Common Causes of Engine Stalls

When your car’s engine stalls, most of your precious time and patience (and at times, even your extra hard-earned cash) is wasted. To determine the right course of action, though, it’s always good to start at the root of the problem.

Obstructed or leaking intake/fuel system – Per the basics of combustion, you cannot ignite an inflammable fuel source without oxygen—and oxygen is found in the atmosphere. Anything blocking the engine’s efforts to suck up air or fuel will cause it to stall, even during mid-drive. The solution is simple: Keep things squeaky clean at all times.

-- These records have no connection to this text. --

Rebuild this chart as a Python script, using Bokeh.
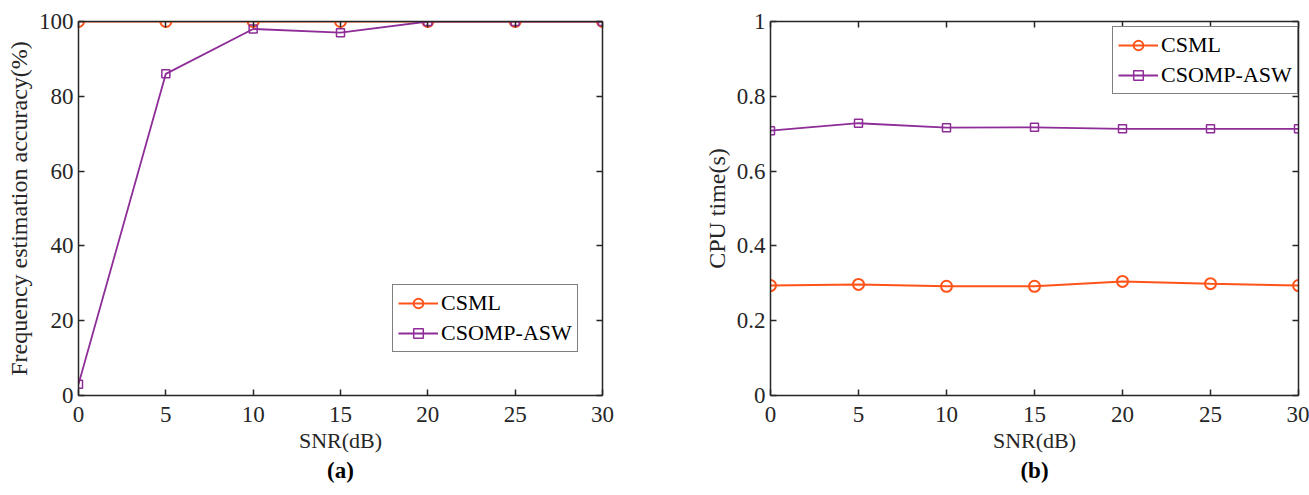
from bokeh.plotting import figure
from bokeh.layouts import row
from bokeh.models import (LinearAxis, FixedTicker, Legend, LegendItem, Title,
                          Range1d, CustomJSTickFormatter)
from bokeh.embed import file_html
from bokeh.resources import INLINE

# ---------------- data ----------------
snr = [0, 5, 10, 15, 20, 25, 30]
acc_csml = [100, 100, 100, 100, 100, 100, 100]
acc_csomp = [3, 86, 98, 97, 100, 100, 100]
cpu_csml = [0.294, 0.297, 0.292, 0.292, 0.305, 0.299, 0.294]
cpu_csomp = [0.708, 0.728, 0.716, 0.717, 0.713, 0.713, 0.713]
x_ticks = [0, 5, 10, 15, 20, 25, 30]
acc_ticks = [0, 20, 40, 60, 80, 100]
cpu_ticks = [0, 0.2, 0.4, 0.6, 0.8, 1.0]
series_names = ["CSML", "CSOMP-ASW"]

FONT = "Liberation Serif"
AX = "#262626"
ORANGE = "#FF531A"
PURPLE = "#8E2C98"

fmt_num = CustomJSTickFormatter(code="return String(+tick.toFixed(2));")


def style_axis(ax, ticks, labels=True):
    ax.ticker = FixedTicker(ticks=ticks)
    ax.axis_line_color = AX
    ax.axis_line_width = 1.5
    ax.major_tick_line_color = AX
    ax.major_tick_line_width = 1.5
    ax.major_tick_in = 6
    ax.major_tick_out = 0
    ax.minor_tick_line_color = None
    ax.major_label_text_font = FONT
    ax.major_label_text_font_size = "23px"
    ax.major_label_text_color = AX
    ax.axis_label_text_font = FONT
    ax.axis_label_text_font_size = "22px"
    ax.axis_label_text_font_style = "normal"
    ax.axis_label_text_color = AX
    if labels:
        ax.formatter = fmt_num
        ax.major_label_standoff = 5
    else:
        ax.formatter = CustomJSTickFormatter(code="return '';")
        ax.major_label_standoff = 0


def panel(width, bl, br, ylabel, yr, yticks, y1, y2, leg_loc, sub):
    p = figure(width=width, height=495, output_backend="svg", toolbar_location=None,
               x_range=Range1d(0, 30), y_range=Range1d(*yr),
               min_border_left=bl, min_border_right=br,
               min_border_top=21, min_border_bottom=100)
    p.grid.grid_line_color = None
    p.outline_line_color = None
    p.background_fill_color = "white"
    p.border_fill_color = "white"

    style_axis(p.xaxis[0], x_ticks)
    style_axis(p.yaxis[0], yticks)
    p.xaxis[0].axis_label = "SNR(dB)"
    p.xaxis[0].major_label_standoff = 11
    p.xaxis[0].axis_label_standoff = 3
    p.yaxis[0].axis_label = ylabel
    p.yaxis[0].axis_label_text_font_size = "24px"
    p.yaxis[0].axis_label_standoff = 4

    top = LinearAxis()
    style_axis(top, x_ticks, labels=False)
    p.add_layout(top, "above")
    right = LinearAxis()
    style_axis(right, yticks, labels=False)
    p.add_layout(right, "right")

    l1 = p.line(snr, y1, line_color=ORANGE, line_width=2)
    m1 = p.scatter(snr, y1, marker="circle", size=11, fill_color=None,
                   line_color=ORANGE, line_width=2)
    l2 = p.line(snr, y2, line_color=PURPLE, line_width=1.8)
    m2 = p.scatter(snr, y2, marker="square", size=8, fill_color=None,
                   line_color=PURPLE, line_width=1.5)

    leg = Legend(items=[LegendItem(label=series_names[0], renderers=[l1, m1]),
                        LegendItem(label=series_names[1], renderers=[l2, m2])],
                 location=leg_loc)
    leg.border_line_color = "black"
    leg.border_line_width = 1.5
    leg.background_fill_color = "white"
    leg.background_fill_alpha = 1
    leg.label_text_font = FONT
    leg.label_text_font_size = "22px"
    leg.label_text_color = "black"
    leg.glyph_width = 40
    leg.glyph_height = 24
    leg.label_height = 24
    leg.spacing = 4
    leg.padding = 5
    leg.margin = 0
    leg.label_standoff = 3
    p.add_layout(leg, "center")

    t = Title(text=sub, align="center", text_font=FONT, text_font_size="23px",
              text_font_style="bold", text_color="black", standoff=0)
    p.add_layout(t, "below")
    return p


pa = panel(654, 78, 52, "Frequency estimation accuracy(%)", (0, 100), acc_ticks,
           acc_csml, acc_csomp, (314, 43), "(a)")
pb = panel(655, 116, 11, "CPU time(s)", (0, 1), cpu_ticks,
           cpu_csml, cpu_csomp, (342, 301), "(b)")

layout = row(pa, pb)
open("out.html", "w").write(file_html(layout, INLINE))
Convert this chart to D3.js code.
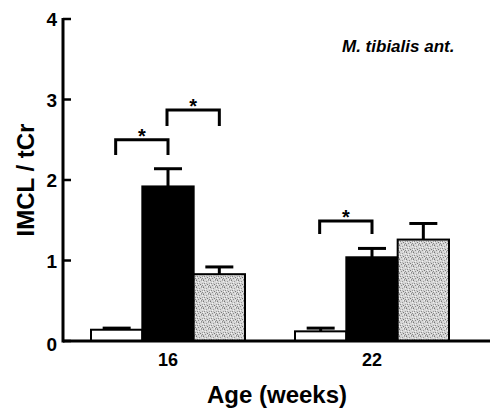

Clogged radiator – Radiators aren’t invulnerable from foreign bodies. When obstructions like dirt, bugs, and other types of debris clog the radiator’s innards, the coolant cannot continue circulating effectively. Once the airflow throughout the radiator is impaired, it can’t cool the engine as well as it should.

Faulty sensors/electrical components – If you have a newer car (say, one from 2010s and up), there’s a good chance that its engine relies heavily upon a multitude of sensors to fire itself up. Once these sensors fail, however, things get troublesome. Fortunately, whenever electrical components fail, the check engine light usually flashes to alert you to the situation.

Busted belts and hoses – Fan belts and hoses keep the engine “connected”, so to speak; thus, it’s important to periodically check if they’re all secure and in tip-top shape. For instance, belt slippages may impair water pump operation, leading to overheating.